Mesuji
Lembaga Swadaya Masyarakat (LSM) Maung Mesuji mengkritik lambannya proses penyidikan dugaan korupsi dalam realisasi Program Bantuan Rumah Tidak Layak Huni (RTLH) di Kabupaten Mesuji, Lampung. Laporan awal dugaan penyimpangan ini diajukan oleh Ormas Pospera ke Mapolres Mesuji pada 2024, namun hingga April 2025 belum ada kejelasan.
Eko Hariyanto, Ketua LSM Maung, mengungkapkan bahwa penyidik Polres Mesuji kerap beralasan proses harus “hati-hati” karena melibatkan seorang komisioner Bawaslu Mesuji berinisial DN . “Alasannya, mereka tidak ingin mengganggu tahapan Pilkada 2024,” ujar Eko, merujuk pada konfirmasi dengan penyidik pada Agustus 2024. Saat itu, hanya 3 saksi yang diperiksa.
Kasus ini bermula di era kepemimpinan Kasat Reskrim Polres Mesuji AKP Sigit Barazili, S.T., M.H. , namun mandek setelah rotasi jabatan ke Iptu Rosali, S.H., M.H. Masyarakat mulai kehilangan kepercayaan akibat tidak transparannya perkembangan penyidikan.
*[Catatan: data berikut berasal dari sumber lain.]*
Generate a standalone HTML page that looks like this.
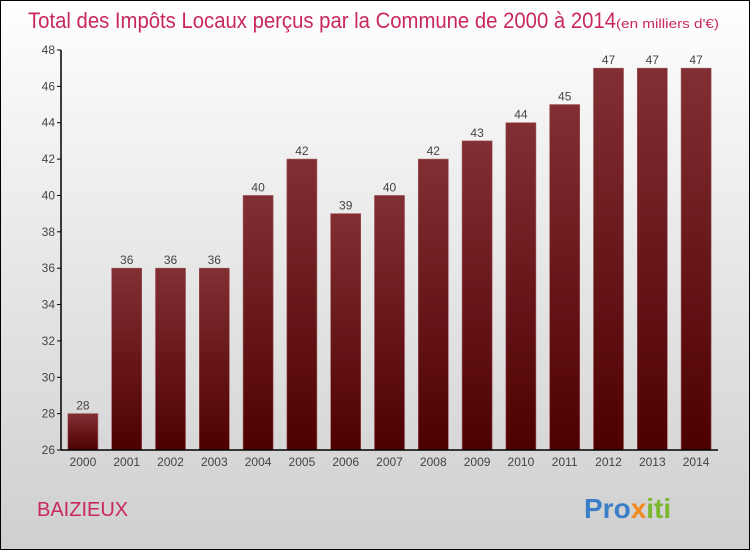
<!DOCTYPE html>
<html><head><meta charset="utf-8"><style>
body{margin:0;}
#wrap{position:relative;width:748px;height:548px;border:1px solid #000;background:linear-gradient(#ffffff,#f4f4f4 20%,#cfcfcf);font-family:"Liberation Sans",sans-serif;overflow:hidden;}
</style></head><body>
<div id="wrap">
<svg id="chart" width="748" height="548"></svg>
</div>
<script>
const years=["2000","2001","2002","2003","2004","2005","2006","2007","2008","2009","2010","2011","2012","2013","2014"];
const values=[28,36,36,36,40,42,39,40,42,43,44,45,47,47,47];
const yTicks=[26,28,30,32,34,36,38,40,42,44,46,48];
const NS="http://www.w3.org/2000/svg";
const svg=document.getElementById('chart');
const L=60,R=717,T=49,B=449,yMin=26,yMax=48;
const y=v=>B-(v-yMin)/(yMax-yMin)*(B-T);
const step=(R-L)/years.length;
const xc=i=>L+(i+0.5)*step;
function mk(t,a){const e=document.createElementNS(NS,t);for(const k in a)e.setAttribute(k,a[k]);svg.appendChild(e);return e;}
const defs=mk('defs',{});
defs.innerHTML='<linearGradient id="bg" x1="0" y1="0" x2="0" y2="1"><stop offset="0" stop-color="#822f33"/><stop offset="1" stop-color="#4e0000"/></linearGradient>';
const title=mk('text',{x:27,y:27,'font-size':22,fill:'#c8285a'});


title.innerHTML='<tspan textLength="588" lengthAdjust="spacingAndGlyphs">Total des Impôts Locaux perçus par la Commune de 2000 à 2014</tspan><tspan font-size="13" textLength="103" lengthAdjust="spacingAndGlyphs">(en milliers d\'€)</tspan>';
values.forEach((v,i)=>{
  const r=mk('rect',{x:xc(i)-15,y:y(v),width:30,height:B-y(v),fill:'url(#bg)',stroke:'#9a5458','stroke-width':0.6});
  
  
  const t=mk('text',{x:xc(i),y:y(v)-4,'font-size':12,fill:'#444','text-anchor':'middle'});
  t.textContent=v;
  
  
  const xl=mk('text',{x:xc(i),y:B+16,'font-size':12,fill:'#444','text-anchor':'middle'});
  xl.textContent=years[i];
  
  
});
yTicks.forEach(v=>{
  mk('line',{x1:L-4,x2:L,y1:y(v),y2:y(v),stroke:'#000'});
  const t=mk('text',{x:L-6,y:y(v)+4,'font-size':12,fill:'#444','text-anchor':'end'});
  t.textContent=v;
  
  
});
const ya=mk('line',{x1:L,x2:L,y1:T,y2:B,stroke:'#000','stroke-width':1.5});


const xa=mk('line',{x1:L,x2:R,y1:B,y2:B,stroke:'#000','stroke-width':1.5});


const town=mk('text',{x:36,y:515,'font-size':20,fill:'#c8285a'});
town.textContent='BAIZIEUX';


const logo=mk('text',{x:583,y:517,'font-size':28,'font-weight':'bold'});


logo.innerHTML='<tspan fill="#3a7fc8">Pro</tspan><tspan fill="#f08a1c">x</tspan><tspan fill="#7cb82f">iti</tspan>';
</script>
</body></html>
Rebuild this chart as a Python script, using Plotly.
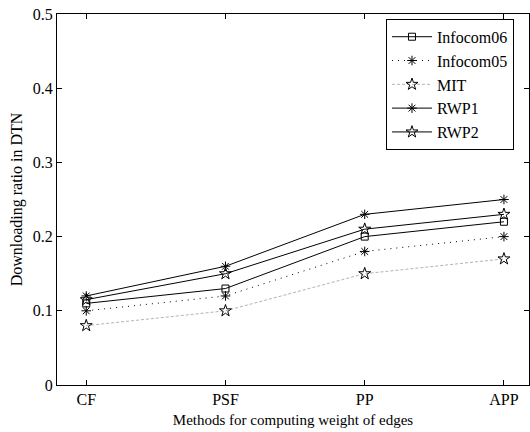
import plotly.graph_objects as go

categories = ["CF", "PSF", "PP", "APP"]
x_pos = [1, 2, 3, 4]
infocom06 = [0.11, 0.13, 0.20, 0.22]
infocom05 = [0.10, 0.12, 0.18, 0.20]
mit = [0.08, 0.10, 0.15, 0.17]
rwp1 = [0.12, 0.16, 0.23, 0.25]
rwp2 = [0.115, 0.15, 0.21, 0.23]
y_ticks = [0, 0.1, 0.2, 0.3, 0.4, 0.5]
y_ticktext = ["0", "0.1", "0.2", "0.3", "0.4", "0.5"]

series = [
    ("Infocom06", infocom06, "square-open", "black", "solid", 7),
    ("Infocom05", infocom05, "asterisk-open", "black", "1px,5px", 8),
    ("MIT", mit, "star-open", "#b4b4b4", "3px,2px", 9),
    ("RWP1", rwp1, "asterisk-open", "black", "solid", 8),
    ("RWP2", rwp2, "star-open", "black", "solid", 9),
]

fig = go.Figure()
for name, vals, sym, col, dash, size in series:
    fig.add_trace(go.Scatter(
        x=x_pos, y=vals, name=name, mode="lines+markers",
        line=dict(color=col, width=1, dash=dash),
        marker=dict(symbol=sym, size=size, color="black",
                    line=dict(color="black", width=1)),
    ))

font = "Liberation Serif"
fig.update_layout(
    width=530, height=432,
    margin=dict(l=57, r=1, t=14, b=47),
    paper_bgcolor="white", plot_bgcolor="white",
    font=dict(family=font, size=15, color="black"),
    showlegend=True,
    legend=dict(x=0.697, y=0.987, xanchor="left", yanchor="top",
                bgcolor="white", bordercolor="black", borderwidth=1,
                font=dict(family=font, size=16, color="black"), tracegroupgap=0,
                itemwidth=40),
    xaxis=dict(range=[0.79, 4.18], tickvals=x_pos, ticktext=categories,
               ticks="inside", ticklen=5, tickcolor="black",
               showline=True, linecolor="black", linewidth=1, mirror="ticks",
               showgrid=False, zeroline=False,
               title=dict(text="Methods for computing weight of edges",
                          font=dict(family=font, size=15, color="black"), standoff=7),
               tickfont=dict(family=font, size=16, color="black")),
    yaxis=dict(range=[0, 0.5], tickvals=y_ticks, ticktext=y_ticktext,
               ticks="inside", ticklen=5, tickcolor="black",
               showline=True, linecolor="black", linewidth=1, mirror="ticks",
               showgrid=False, zeroline=False,
               title=dict(text="Downloading ratio in DTN",
                          font=dict(family=font, size=16, color="black"), standoff=6),
               tickfont=dict(family=font, size=16, color="black")),
)

fig.write_html("out.html")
Dugaan Monopoli dan Penyimpangan Anggaran
Program RTLH (d/h Bantuan Stimulan Perumahan Swadaya/BSPS) dari Kementerian PUPR tahun 2022-2023 di Lampung bernilai puluhan miliar rupiah untuk ribuan unit rumah. Namun di Mesuji, program ini diduga dikendalikan oleh DN* dan oknum rekanan fasilitator.
Pemotongan Dana Penerima bantuan di Desa Simpang Mesuji hanya mendapat Rp25 juta dari total anggaran Rp45 juta per unit.
Salah satu rumah bantuan di lokasi tersebut dijual seharga Rp450 juta, padahal seharusnya tidak boleh dialihkan.
Banyak rumah dibangun di lahan tidak layak atau tanpa izin, seperti di wilayah rawa yang rawan banjir.
LSM Maung mendesak Kasat Reskrim Polres Mesuji untuk segera mengusut tuntas laporan ini. “Publik berhak tahu apakah ada permainan politik atau intervensi yang menghambat hukum,” tegas Eko.
Hingga berita ini diturunkan, DN belum memberikan klarifikasi. Sementara itu, Polres Mesuji melalui Kabag Ops mengaku masih mengumpulkan bukti. “Kami bekerja sesuai prosedur dan tidak terpengaruh kepentingan politik,” kata pernyataan tertulis mereka.